De quoi aimeriez faire prendre conscience à travers votre travail, notamment dans l’époque si particulière que nous traversons ?
Renee Cox [artiste jamaïcaine et américaine née en 1960, dans un entretien avec Tiana Reid pour le New York Times, en 2020] : “Je m’efforce de créer ma propre propagande de mise en valeur des Noirs. Je me concentre sur les gens qui me ressemblent. C’est pourquoi j’ai choisi d’inverser le regard, pour montrer à mes semblables qu’ils n’ont pas la moindre raison d’avoir cette mentalité servile d’esclaves.

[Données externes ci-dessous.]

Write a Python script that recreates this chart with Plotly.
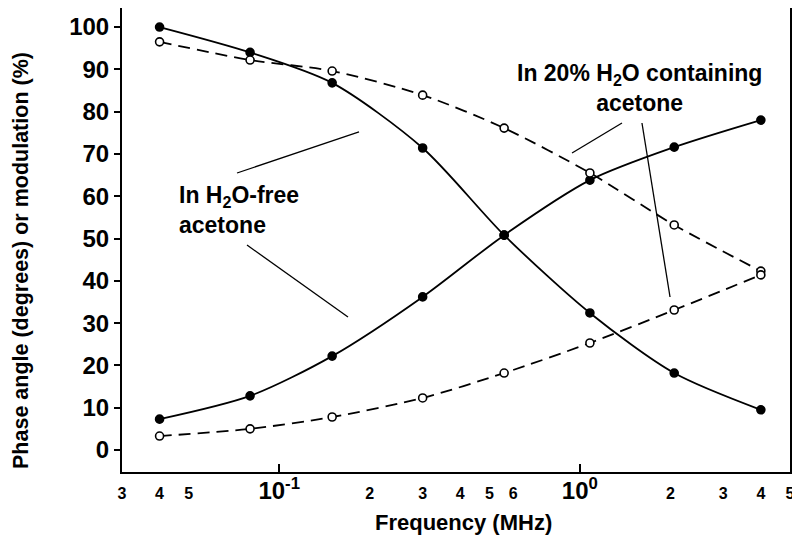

L’inversion du regard est pour moi quelque chose de naturel, mais elle est aussi foncièrement radicale. Beaucoup d’artistes refusent de parler de ça, parce qu’ils ont peur. Certains sont plus à l’aise que d’autres avec l’argent et les honneurs. De mon point de vue, ceux-là ne font rien pour la communauté noire. Et ils nous disent : ‘Après tout, rien ne m’y oblige. Je suis juste un artiste. Pas un artiste noir, juste un artiste. Je ne suis pas une artiste femme et noire, juste une artiste.’ Mais de quoi ces gens-là parlent-ils ? Quand je pénètre dans une pièce, on voit entrer une femme artiste, une femme noire. Quand on regarde mon travail, on se doute bien que ce n’est pas l’œuvre d’une WASP de Nouvelle-Angleterre prénommée Muffy. Pourquoi fuyons-nous face à notre propre identité ? Au bénéfice de qui ? Je suis noire et je suis fière, et, en tant que femme, je suis toute-puissante. Je suis celle qui donne la vie. Mettez donc mon cul sur un piédestal.”